RIP Diabolik.
C’était la Bible du punk à chiens. Le dress code du fan de ska, de reggae ou de rock festif. Goéland distribuait depuis 1990 t-shirts de groupes, sweats à messages engagés (anar et antifas) et accoutrements à caractère humoristique. Il vient aujourd’hui d’arrêter son activité. “Nous avons fermé. Autrement dit : Goéland, aujourd’hui, c’est fini. Ce n’est pas une blague, le concert est terminé”, peut-on lire sur leur site.
Ceux qui ont grandi dans les années 90 se souviennent forcément de ces t-shirts “Attention chute de vache” et autres “Sauve un arbre, mange un castor”. Derrière le folklore des slogans de Goéland (dont la devise était “S’habiller de la crête aux pieds”), c’est mine de rien un pan de l’histoire des cultures alternatives et de l’adolescence qui disparaît.
L’histoire commence en 1989, alors que François Gondry, le fondateur de Goéland, est bassiste du groupe de punk français Ludwig Von 88 (François est aussi le frère du réalisateur Michel Gondry). Après une tournée au Québec, il décide de produire lui-même les t-shirts du groupe pour les vendre en concert. Il raconte cette époque sur le site de Goéland, désormais inaccessible :
“Au début c’est dur, les mains, les tee-shirts et la salle de bain sont pleins de tâches, mais ça vient relativement vite et je modifie ma machine pour pouvoir faire jusqu’à 3 couleurs. Le stand de tee-shirts des Ludwig impose avec tous ses modèles, les groupes avec qui nous tournons, me demandent de leur faire des tee-shirts… Bérurier Noir, Parabellum, Les Wampas… Je bosse comme un tordu, jours et nuits, entre les concerts des Ludwig, pour livrer à temps avant les départs en tournée des groupes.”

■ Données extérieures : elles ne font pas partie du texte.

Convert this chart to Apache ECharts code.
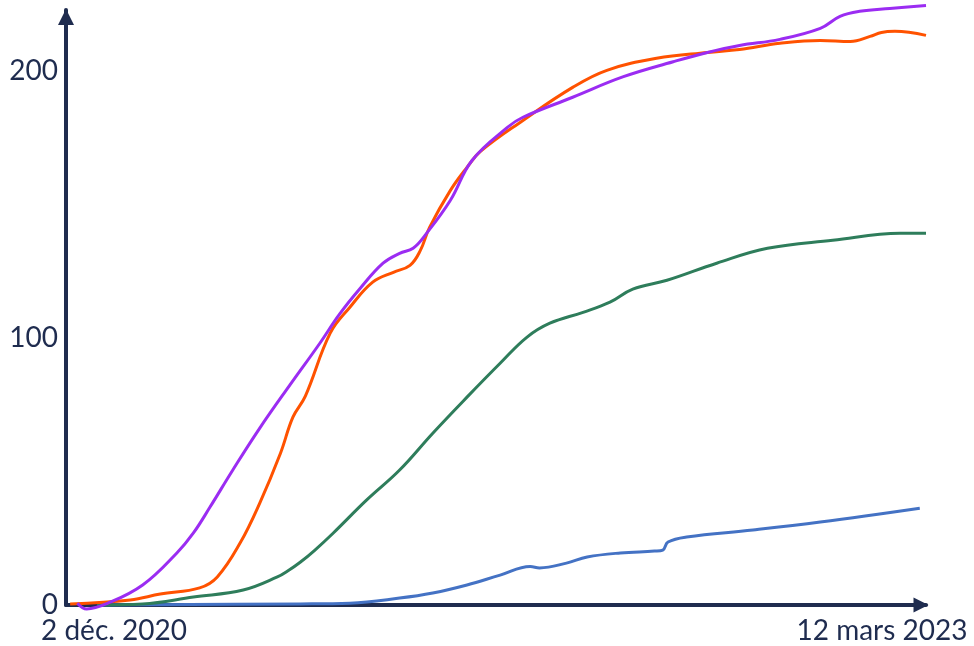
<!DOCTYPE html>
<html>
<head>
<meta charset="utf-8">
<script src="https://cdn.jsdelivr.net/npm/echarts@6/dist/echarts.min.js"></script>
<style>html,body{margin:0;padding:0;background:#fff}#c{width:974px;height:646px}</style>
</head>
<body>
<div id="c"></div>
<script>
// x = days since 2 Dec 2020 (830 = 12 Mar 2023)
const xLabels = {0: '2 déc. 2020', 830: '12 mars 2023'};
const yTicks = [0, 100, 200];

const purpleDays = [11, 20, 40, 74, 107, 123, 139, 161, 187, 216, 245, 264, 284, 306, 322, 335, 348, 371, 392, 426, 441, 489, 538, 586, 619, 650, 689, 728, 747, 766, 795, 830];
const purpleVals = [0.7, -1.5, 0.6, 7.5, 19.5, 27.0, 36.7, 50.6, 66.3, 82.4, 98.1, 109.0, 118.7, 128.1, 131.8, 133.7, 139.3, 151.7, 166.7, 179.0, 182.8, 190.3, 198.0, 203.6, 207.1, 209.7, 212.0, 216.1, 220.6, 222.5, 223.6, 224.7];

const orangeDays = [4, 62, 91, 129, 146, 168, 187, 207, 219, 231, 255, 274, 296, 316, 332, 342, 351, 371, 387, 400, 441, 489, 522, 570, 619, 650, 689, 728, 757, 776, 787, 800, 830];
const orangeVals = [0.4, 1.9, 4.1, 6.4, 10.5, 23.2, 38.2, 56.9, 70.4, 78.3, 101.9, 111.6, 121.0, 124.7, 127.3, 132.9, 141.6, 155.4, 164.0, 170.0, 181.6, 194.0, 200.4, 204.9, 207.1, 208.2, 210.5, 211.6, 211.2, 213.1, 214.6, 215.0, 213.5];

const greenDays = [30, 74, 123, 171, 204, 215, 226, 240, 258, 290, 322, 354, 387, 419, 445, 467, 499, 525, 547, 580, 628, 677, 740, 805, 830];
const greenVals = [0, 0.4, 3.0, 5.6, 10.5, 13.0, 16.0, 20.5, 27.0, 39.3, 50.6, 64.4, 77.9, 90.6, 100.4, 105.6, 109.7, 113.5, 118.4, 121.7, 128.1, 133.7, 136.7, 139.3, 139.3];

const blueDays = [33, 226, 274, 322, 354, 387, 419, 448, 457, 483, 503, 535, 568, 576, 581, 599, 663, 728, 824];
const blueVals = [0, 0.4, 0.7, 2.6, 4.5, 7.5, 11.2, 14.4, 13.9, 15.7, 18.0, 19.5, 20.2, 20.6, 23.6, 25.5, 28.1, 31.1, 36.3];

function pairs(xs, ys) { return xs.map((x, i) => [x, ys[i]]); }

const axisColor = '#1f2c4f';
const font = 'Lato, "Open Sans", sans-serif';

const chart = echarts.init(document.getElementById('c'), null, {renderer: 'canvas'});

function mkLine(name, color, xs, ys) {
  return {
    name, type: 'line', data: pairs(xs, ys), smooth: 0.4, showSymbol: false, clip: false,
    lineStyle: {color, width: 3}, itemStyle: {color}, z: 3
  };
}

chart.setOption({
  animation: false,
  backgroundColor: '#fff',
  grid: {left: 66, right: 48, top: 10, bottom: 41, containLabel: false, outerBoundsMode: 'none'},
  xAxis: {
    type: 'value', min: 0, max: 830, interval: 830,
    axisLine: {show: true, lineStyle: {color: axisColor, width: 4}, symbol: ['none', 'triangle'], symbolSize: [15, 15], symbolOffset: [0, -5]},
    axisTick: {show: false}, splitLine: {show: false},
    axisLabel: {
      margin: 12, color: axisColor, fontFamily: font, fontSize: 28,
      formatter: v => v === 0 ? '{a|' + xLabels[0] + '}' : (v === 830 ? '{b|' + xLabels[830] + '}' : ''),
      rich: {
        a: {padding: [0, 0, 0, 96], fontFamily: font, fontSize: 28, color: axisColor},
        b: {padding: [0, 88, 0, 0], fontFamily: font, fontSize: 28, color: axisColor}
      }
    }
  },
  yAxis: {
    type: 'value', min: 0, max: 223, interval: 100,
    axisLine: {show: true, lineStyle: {color: axisColor, width: 4}, symbol: ['none', 'triangle'], symbolSize: [16, 16], symbolOffset: [0, -7]},
    axisTick: {show: false}, splitLine: {show: false},
    axisLabel: {
      margin: 8, color: axisColor, fontFamily: font, fontSize: 28,
      formatter: v => yTicks.includes(v) ? String(v) : ''
    }
  },
  series: [
    mkLine('Bleu', '#4472c4', blueDays, blueVals),
    mkLine('Vert', '#2e7d5b', greenDays, greenVals),
    mkLine('Orange', '#ff5200', orangeDays, orangeVals),
    mkLine('Violet', '#9b2cf2', purpleDays, purpleVals)
  ]
});
</script>
</body>
</html>
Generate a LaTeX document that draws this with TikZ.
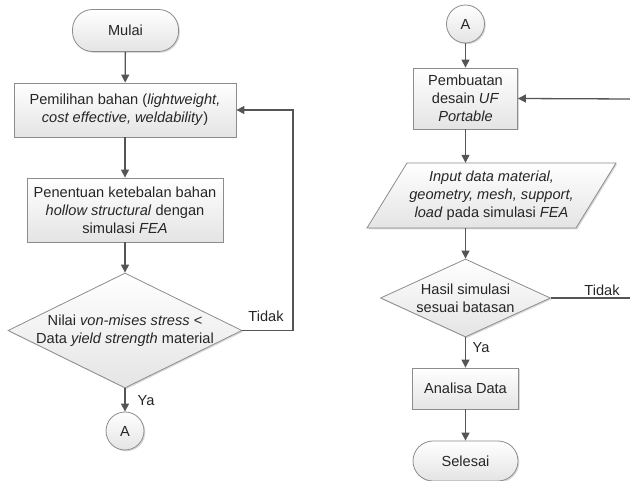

Bérurier Noir, Wampas et Assassin
L’activité s’élargit donc, et François Gondry devient rapidement l’imprimeur de t-shirt fétiche de la scène punk et alternative française. En 1992 arrivent les premiers t-shirts politiques. “À bas toutes les armées”, “Destroy Fascism”… qui resteront des classiques du catalogue. C’est à la même époque que paraît le premier catalogue papier, une feuille A4 photocopiée et pliée en deux. Goéland est alors au catalogue La Redoute ce que les fanzines sont à la presse mainstream. C’est le début de la vente par correspondance.
Au fil des années, le catalogue s’étoffe pour devenir un vrai bottin bien fourni, livré directement dans les boîtes aux lettres (nombre d’adolescents des années 90 se souviendront de l’émotion à la réception de chaque nouvelle édition. C’était un monde qui s’ouvrait sur des nouveaux patchs à tête de mort ou des nouvelles casquettes contestataires). En 1998, Goéland s’ouvre au hip-hop, avec notamment des t-shirts Assassin. À cette époque, Goéland a aussi lancé sa propre marque depuis plus de trois ans : Diabolik. La machine est en route, le business de la contre-culture s’enflamme comme une bolasse lancée à pleine allure.
Décembre 2000 : premier site internet, goeland.fr. 2002 : ouverture de la première boutique physique, “La Boutik”, rue Keller, dans le XIe arrondissement de Paris. En 2008, le Goéland emploie 60 personnes, et possède 5000m2 en deux locaux, ainsi que trois boutiques à Paris, Montpellier et Nantes. La diversification continue, vient la partie webzine et production de vidéo avec Goéland TV en 2009.
Salut à toi, le punk
Mais en 2010, c’est la crise pour les keffiehs. Les t-shirts “(R)Évolution” et “Banana splif” ne se vendent plus si bien. La boutique de Montpellier ferme, tout comme l’atelier d’impression dont l’ensemble du personnel est licencié. En 2014, le magazine StreetPress s’inquiétait déjà des difficultés économiques de cet “incontournable du merchandising pour ados rebelles”. À peine un mois après, la “Boutik” parisienne fermait. Aujourd’hui transformée en Leader Price.
Le site internet vient de cesser toute activité. Ne reste en ligne plus qu’un logo “Goéland RIP 1990-2017” ainsi qu’un message adressé aux fidèles : “Salut à toi le punk, salut à toi le métalleux, salut à toi le rasta, salut à toi le teuffeur, salut à toi le hippie, salut à toi l’écolo, salut à toi l’antifasciste, salut à toi le rockeur”.